=== Input ===

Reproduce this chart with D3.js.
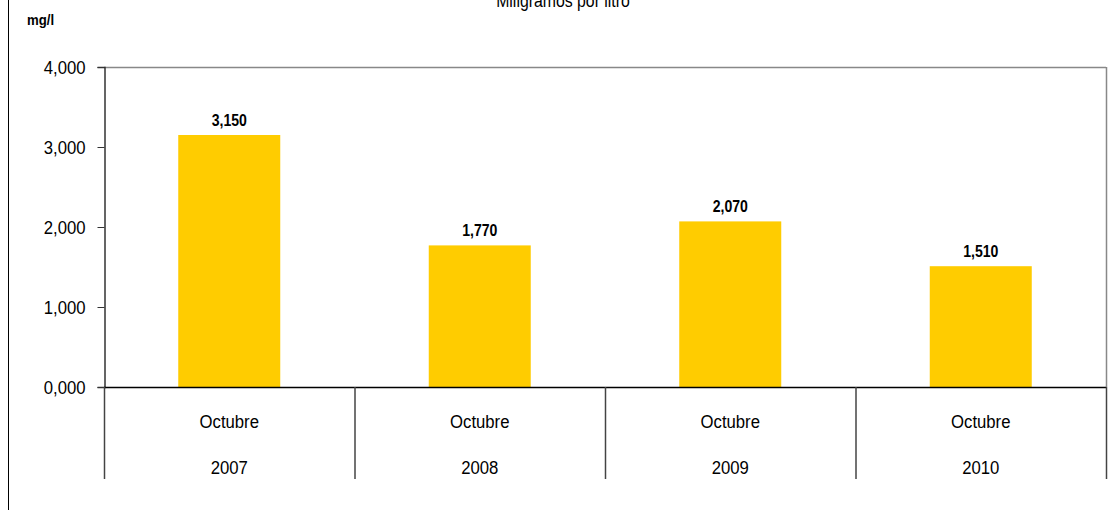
<!DOCTYPE html>
<html><head><meta charset="utf-8">
<script src="https://cdn.jsdelivr.net/npm/d3@7"></script>
<style>body{margin:0;background:#fff}svg{display:block}</style>
</head><body>
<svg id="c" width="1115" height="510"></svg>
<script>
const months = ["Octubre","Octubre","Octubre","Octubre"];
const years = ["2007","2008","2009","2010"];
const values = [3150,1770,2070,1510];
const valueLabels = ["3,150","1,770","2,070","1,510"];
const yTicks = [0,1000,2000,3000,4000];
const yTickLabels = ["0,000","1,000","2,000","3,000","4,000"];

const svg = d3.select("#c");
const F = "'Liberation Sans',Arial,sans-serif";
const SX = 0.88;
const L=104, R=1106, T=67, B=387;
const x = d3.scaleBand().domain(years).range([L,R]).paddingInner(0).paddingOuter(0);
const y = d3.scaleLinear().domain([0,4000]).range([B,T]);

// outer left border
svg.append("line").attr("x1",8.5).attr("x2",8.5).attr("y1",0).attr("y2",510).attr("stroke","#000").attr("stroke-width",1);

// title
svg.append("text").attr("transform",`translate(563,7) scale(${SX},1)`).attr("text-anchor","middle")
  .attr("font-family",F).attr("font-size",18).attr("fill","#000").text("Miligramos  por  litro");
svg.append("text").attr("transform",`translate(27,25) scale(${SX},1)`).attr("font-family",F).attr("font-size",15)
  .attr("font-weight","bold").attr("fill","#000").text("mg/l");

// plot border top/right
svg.append("line").attr("x1",L).attr("x2",R).attr("y1",T+0.5).attr("y2",T+0.5).attr("stroke","#888").attr("stroke-width",1.5);
svg.append("line").attr("x1",R+0.5).attr("x2",R+0.5).attr("y1",T).attr("y2",B).attr("stroke","#888").attr("stroke-width",1.5);

// bars
const bw = 102;
svg.selectAll("rect.bar").data(values).join("rect").attr("class","bar")
  .attr("x",(d,i)=>x(years[i])+x.bandwidth()/2-bw/2)
  .attr("y",d=>y(d)).attr("width",bw).attr("height",d=>B-y(d)).attr("fill","#FFCC00");

// value labels
svg.selectAll("text.vl").data(values).join("text").attr("class","vl")
  .attr("transform",(d,i)=>`translate(${x(years[i])+x.bandwidth()/2},${y(d)-9}) scale(${SX},1)`)
  .attr("text-anchor","middle").attr("font-family",F).attr("font-size",16).attr("font-weight","bold")
  .attr("fill","#000").text((d,i)=>valueLabels[i]);

// y axis
const yAxis = d3.axisLeft(y).tickValues(yTicks).tickSize(7).tickPadding(12)
  .tickFormat((d,i)=>yTickLabels[i]);
const gy = svg.append("g").attr("transform",`translate(${L+0.5},0)`).call(yAxis);
gy.select(".domain").attr("stroke","#333").attr("stroke-width",1.5);
gy.selectAll(".tick line").attr("stroke","#333");
gy.selectAll(".tick text").attr("font-family",F).attr("font-size",19).attr("fill","#000")
  .attr("x",0).attr("transform",`translate(-19,0) scale(${SX},1)`);

// x baseline
svg.append("line").attr("x1",L).attr("x2",R).attr("y1",B+0.5).attr("y2",B+0.5).attr("stroke","#000").attr("stroke-width",1.5);

// category separators
const seps = years.map(d=>x(d)).concat([R]);
svg.selectAll("line.sep").data(seps).join("line").attr("class","sep")
  .attr("x1",d=>d+0.5).attr("x2",d=>d+0.5).attr("y1",B).attr("y2",479)
  .attr("stroke","#444").attr("stroke-width",1.5);

// category labels
svg.selectAll("text.m").data(months).join("text").attr("class","m")
  .attr("transform",(d,i)=>`translate(${x(years[i])+x.bandwidth()/2},428) scale(${SX},1)`)
  .attr("text-anchor","middle").attr("font-family",F).attr("font-size",19).attr("fill","#000").text(d=>d);
svg.selectAll("text.yr").data(years).join("text").attr("class","yr")
  .attr("transform",d=>`translate(${x(d)+x.bandwidth()/2},474) scale(${SX},1)`)
  .attr("text-anchor","middle").attr("font-family",F).attr("font-size",19).attr("fill","#000").text(d=>d);
</script>
</body></html>
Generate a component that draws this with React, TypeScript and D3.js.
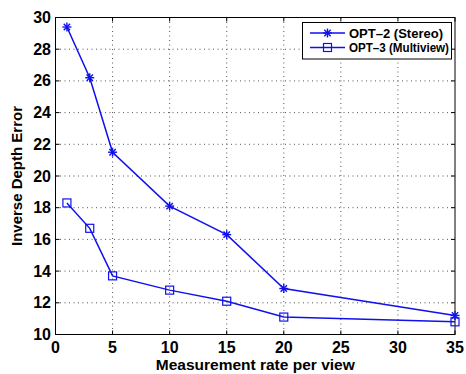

===

Prompt
Retype each record exactly as it stands, but do not include the pictures.

Output of the task
Reproduce this chart with D3.js.
<!DOCTYPE html>
<html><head><meta charset="utf-8">
<script src="https://cdn.jsdelivr.net/npm/d3@7"></script>
<style>body{margin:0;background:#fff}svg{display:block}</style>
</head><body>
<svg id="c" width="1115" height="510"></svg>
<script>
const months = ["Octubre","Octubre","Octubre","Octubre"];
const years = ["2007","2008","2009","2010"];
const values = [3150,1770,2070,1510];
const valueLabels = ["3,150","1,770","2,070","1,510"];
const yTicks = [0,1000,2000,3000,4000];
const yTickLabels = ["0,000","1,000","2,000","3,000","4,000"];

const svg = d3.select("#c");
const F = "'Liberation Sans',Arial,sans-serif";
const SX = 0.88;
const L=104, R=1106, T=67, B=387;
const x = d3.scaleBand().domain(years).range([L,R]).paddingInner(0).paddingOuter(0);
const y = d3.scaleLinear().domain([0,4000]).range([B,T]);

// outer left border
svg.append("line").attr("x1",8.5).attr("x2",8.5).attr("y1",0).attr("y2",510).attr("stroke","#000").attr("stroke-width",1);

// title
svg.append("text").attr("transform",`translate(563,7) scale(${SX},1)`).attr("text-anchor","middle")
  .attr("font-family",F).attr("font-size",18).attr("fill","#000").text("Miligramos  por  litro");
svg.append("text").attr("transform",`translate(27,25) scale(${SX},1)`).attr("font-family",F).attr("font-size",15)
  .attr("font-weight","bold").attr("fill","#000").text("mg/l");

// plot border top/right
svg.append("line").attr("x1",L).attr("x2",R).attr("y1",T+0.5).attr("y2",T+0.5).attr("stroke","#888").attr("stroke-width",1.5);
svg.append("line").attr("x1",R+0.5).attr("x2",R+0.5).attr("y1",T).attr("y2",B).attr("stroke","#888").attr("stroke-width",1.5);

// bars
const bw = 102;
svg.selectAll("rect.bar").data(values).join("rect").attr("class","bar")
  .attr("x",(d,i)=>x(years[i])+x.bandwidth()/2-bw/2)
  .attr("y",d=>y(d)).attr("width",bw).attr("height",d=>B-y(d)).attr("fill","#FFCC00");

// value labels
svg.selectAll("text.vl").data(values).join("text").attr("class","vl")
  .attr("transform",(d,i)=>`translate(${x(years[i])+x.bandwidth()/2},${y(d)-9}) scale(${SX},1)`)
  .attr("text-anchor","middle").attr("font-family",F).attr("font-size",16).attr("font-weight","bold")
  .attr("fill","#000").text((d,i)=>valueLabels[i]);

// y axis
const yAxis = d3.axisLeft(y).tickValues(yTicks).tickSize(7).tickPadding(12)
  .tickFormat((d,i)=>yTickLabels[i]);
const gy = svg.append("g").attr("transform",`translate(${L+0.5},0)`).call(yAxis);
gy.select(".domain").attr("stroke","#333").attr("stroke-width",1.5);
gy.selectAll(".tick line").attr("stroke","#333");
gy.selectAll(".tick text").attr("font-family",F).attr("font-size",19).attr("fill","#000")
  .attr("x",0).attr("transform",`translate(-19,0) scale(${SX},1)`);

// x baseline
svg.append("line").attr("x1",L).attr("x2",R).attr("y1",B+0.5).attr("y2",B+0.5).attr("stroke","#000").attr("stroke-width",1.5);

// category separators
const seps = years.map(d=>x(d)).concat([R]);
svg.selectAll("line.sep").data(seps).join("line").attr("class","sep")
  .attr("x1",d=>d+0.5).attr("x2",d=>d+0.5).attr("y1",B).attr("y2",479)
  .attr("stroke","#444").attr("stroke-width",1.5);

// category labels
svg.selectAll("text.m").data(months).join("text").attr("class","m")
  .attr("transform",(d,i)=>`translate(${x(years[i])+x.bandwidth()/2},428) scale(${SX},1)`)
  .attr("text-anchor","middle").attr("font-family",F).attr("font-size",19).attr("fill","#000").text(d=>d);
svg.selectAll("text.yr").data(years).join("text").attr("class","yr")
  .attr("transform",d=>`translate(${x(d)+x.bandwidth()/2},474) scale(${SX},1)`)
  .attr("text-anchor","middle").attr("font-family",F).attr("font-size",19).attr("fill","#000").text(d=>d);
</script>
</body></html>
Generate a component that draws this with React, TypeScript and D3.js.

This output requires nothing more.